Un altro tema molto presente nel film è l’ebraitudine del protagonista che si chiede come mai gli inglesi abbassino la voce quando pronunciano la parola ebreo? Per lui, nato a Newark nel New Jersey e vissuto a Brooklyn, NY, l’essere ebreo è quasi un American pride confrontato con l’antisemitismo strisciante britannico.
Il cinema di Arnaud Deplechin sembra essere un costante dialogo tra teatro e letteratura. Qua e là il regista introduce, in modo quasi grottesco, tematiche che rimangono inesplorate quasi fossero delle vignette: lo spionaggio nei paesi dell’Est, il marito geloso con la pistola in mano, il processo stile #MeToo.
Si sono sprecati fiumi di inchiostro sulla misoginia di Philip Roth. Lui stesso, in vita, affrontò le accuse in modo quasi rassegnato. Riguardo alle critiche di presunto odio verso le donne, l’impressione è che ciò che lo scrittore aveva da dire sul tema ce l’abbia lasciato proprio nella scena da lui descritta (e da Desplechin rappresentata) in cui viene processato per «discriminazione sessuale, misoginia, abuso delle donne, calunnia nei confronti delle donne, denigrazione delle donne, diffamazione delle donne e dongiovannismo sfrenato».
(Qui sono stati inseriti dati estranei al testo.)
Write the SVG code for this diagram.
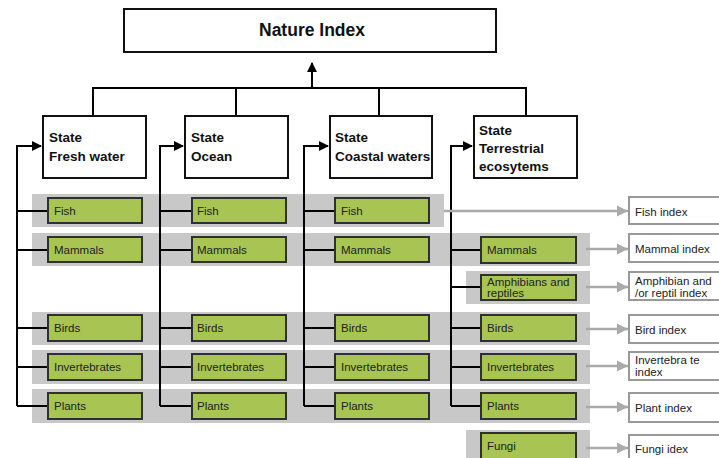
<svg xmlns="http://www.w3.org/2000/svg" width="719" height="458" viewBox="0 0 719 458">
<defs>
<marker id="ab" markerWidth="10" markerHeight="10" refX="9" refY="5" orient="auto" markerUnits="userSpaceOnUse"><path d="M0,0 L10,5 L0,10 Z" fill="#000"/></marker>
<marker id="ag" markerWidth="12" markerHeight="12" refX="11" refY="6" orient="auto" markerUnits="userSpaceOnUse"><path d="M0,0.5 L11,6 L0,11.5 Z" fill="#aaa"/></marker>
<style>
.band{fill:#c8c8c8}
.g rect{fill:#a8c452;stroke:#2f2f2f;stroke-width:2}
.g text{font-family:"Liberation Sans",Arial,sans-serif;font-size:11.5px;fill:#222}
.st rect{fill:#fff;stroke:#111;stroke-width:2}
.st text{font-family:"Liberation Sans",Arial,sans-serif;font-size:13.5px;font-weight:bold;fill:#111}
.ix rect{fill:#fff;stroke:#999;stroke-width:2}
.ix text{font-family:"Liberation Sans",Arial,sans-serif;font-size:11.5px;fill:#222}
.bl{fill:none;stroke:#000;stroke-width:2}
.gl{fill:none;stroke:#aaa;stroke-width:2.5}
</style>
</defs>
<g id="bands">
<rect class="band" x="32" y="194" width="412" height="33"/>
<rect class="band" x="32" y="233" width="558" height="33"/>
<rect class="band" x="466" y="271" width="124" height="33"/>
<rect class="band" x="32" y="312" width="558" height="33"/>
<rect class="band" x="32" y="350" width="558" height="34"/>
<rect class="band" x="32" y="389" width="558" height="34"/>
<rect class="band" x="466" y="430" width="124" height="30"/>
</g>
<g id="connectors">
<path class="bl" d="M312,88 V63" marker-end="url(#ab)"/>
<path class="bl" d="M93,116 V88 H526 V116 M236,88 V116 M379,88 V116"/>
<path class="bl" d="M17,406 V146 H41" marker-end="url(#ab)"/>
<path class="bl" d="M17,211 H48 M17,250 H48 M17,328 H48 M17,367 H48 M17,406 H48"/>
<path class="bl" d="M160,406 V146 H183" marker-end="url(#ab)"/>
<path class="bl" d="M160,211 H192 M160,250 H192 M160,328 H192 M160,367 H192 M160,406 H192"/>
<path class="bl" d="M304,406 V146 H328" marker-end="url(#ab)"/>
<path class="bl" d="M304,211 H335 M304,250 H335 M304,328 H335 M304,367 H335 M304,406 H335"/>
<path class="bl" d="M451,406 V146 H472" marker-end="url(#ab)"/>
<path class="bl" d="M451,250 H481 M451,287 H481 M451,328 H481 M451,367 H481 M451,406 H481"/>
<path class="gl" d="M444,211 H628" marker-end="url(#ag)"/>
<path class="gl" d="M586,249 H628" marker-end="url(#ag)"/>
<path class="gl" d="M586,287 H628" marker-end="url(#ag)"/>
<path class="gl" d="M586,329 H628" marker-end="url(#ag)"/>
<path class="gl" d="M586,366 H628" marker-end="url(#ag)"/>
<path class="gl" d="M586,407 H628" marker-end="url(#ag)"/>
<path class="gl" d="M586,448 H628" marker-end="url(#ag)"/>
</g>
<g id="nature-index" class="st"><rect x="124" y="9" width="372" height="43"/><text x="312" y="36" text-anchor="middle" font-size="17.5" style="font-size:17.5px">Nature Index</text></g>
<g id="state-fresh" class="st"><rect x="43" y="116" width="103" height="62"/><text x="49" y="142">State</text><text x="49" y="161">Fresh water</text></g>
<g id="state-ocean" class="st"><rect x="185" y="116" width="103" height="62"/><text x="191" y="142">State</text><text x="191" y="161">Ocean</text></g>
<g id="state-coastal" class="st"><rect x="330" y="116" width="102" height="62"/><text x="335" y="142">State</text><text x="335" y="161">Coastal waters</text></g>
<g id="state-terrestrial" class="st"><rect x="474" y="116" width="103" height="62"/><text x="479" y="135">State</text><text x="479" y="153">Terrestrial</text><text x="479" y="171">ecosytems</text></g>
<g id="fw-fish" class="g"><rect x="48" y="198" width="94" height="25"/><text x="54" y="215">Fish</text></g>
<g id="fw-mammals" class="g"><rect x="48" y="237" width="94" height="25"/><text x="54" y="254">Mammals</text></g>
<g id="fw-birds" class="g"><rect x="48" y="315" width="94" height="26"/><text x="54" y="332">Birds</text></g>
<g id="fw-invertebrates" class="g"><rect x="48" y="354" width="94" height="26"/><text x="54" y="371">Invertebrates</text></g>
<g id="fw-plants" class="g"><rect x="48" y="393" width="94" height="26"/><text x="54" y="410">Plants</text></g>
<g id="oc-fish" class="g"><rect x="192" y="198" width="94" height="25"/><text x="197" y="215">Fish</text></g>
<g id="oc-mammals" class="g"><rect x="192" y="237" width="94" height="25"/><text x="197" y="254">Mammals</text></g>
<g id="oc-birds" class="g"><rect x="192" y="315" width="94" height="26"/><text x="197" y="332">Birds</text></g>
<g id="oc-invertebrates" class="g"><rect x="192" y="354" width="94" height="26"/><text x="197" y="371">Invertebrates</text></g>
<g id="oc-plants" class="g"><rect x="192" y="393" width="94" height="26"/><text x="197" y="410">Plants</text></g>
<g id="co-fish" class="g"><rect x="335" y="198" width="94" height="25"/><text x="341" y="215">Fish</text></g>
<g id="co-mammals" class="g"><rect x="335" y="237" width="94" height="25"/><text x="341" y="254">Mammals</text></g>
<g id="co-birds" class="g"><rect x="335" y="315" width="94" height="26"/><text x="341" y="332">Birds</text></g>
<g id="co-invertebrates" class="g"><rect x="335" y="354" width="94" height="26"/><text x="341" y="371">Invertebrates</text></g>
<g id="co-plants" class="g"><rect x="335" y="393" width="94" height="26"/><text x="341" y="410">Plants</text></g>
<g id="te-mammals" class="g"><rect x="481" y="237" width="95" height="26"/><text x="487" y="254">Mammals</text></g>
<g id="te-amphibians" class="g"><rect x="481" y="275" width="95" height="25"/><text x="487" y="286">Amphibians and</text><text x="487" y="297">reptiles</text></g>
<g id="te-birds" class="g"><rect x="481" y="315" width="95" height="26"/><text x="487" y="332">Birds</text></g>
<g id="te-invertebrates" class="g"><rect x="481" y="354" width="95" height="26"/><text x="487" y="371">Invertebrates</text></g>
<g id="te-plants" class="g"><rect x="481" y="393" width="95" height="26"/><text x="487" y="410">Plants</text></g>
<g id="te-fungi" class="g"><rect x="481" y="433" width="95" height="30"/><text x="487" y="450">Fungi</text></g>
<g id="ix-fish" class="ix"><rect x="629" y="197" width="95" height="27"/><text x="635" y="216">Fish index</text></g>
<g id="ix-mammal" class="ix"><rect x="629" y="234" width="95" height="28"/><text x="635" y="253">Mammal index</text></g>
<g id="ix-amphibian" class="ix"><rect x="629" y="272" width="95" height="28"/><text x="635" y="285">Amphibian and</text><text x="635" y="297">/or reptil index</text></g>
<g id="ix-bird" class="ix"><rect x="629" y="315" width="95" height="28"/><text x="635" y="334">Bird index</text></g>
<g id="ix-invertebrate" class="ix"><rect x="629" y="352" width="95" height="28"/><text x="635" y="364">Invertebra te</text><text x="635" y="376">index</text></g>
<g id="ix-plant" class="ix"><rect x="629" y="393" width="95" height="29"/><text x="635" y="412">Plant index</text></g>
<g id="ix-fungi" class="ix"><rect x="629" y="435" width="95" height="30"/><text x="635" y="453">Fungi idex</text></g>
</svg>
Gli attori sono tutti molto bravi, in particolare Emanuelle Devos che interpreta la scrittrice ex amante di Philip malata terminale e la seduttiva Léa Seydoux, l’amante inglese che con le lacrime una volta esprime gioia, un’altra, dolore, un’altra ancora, emozione…
Dopo aver girato film notevoli come “I miei giorni più belli” del 2014 e “Roubaix, una luce nell’ombra” del 2019, Arnaud Desplechin è tornato al Festival di Cannes (sezione Premiere) con questo film, sceneggiato insieme a Julie Peyr e girato nel settembre 2020.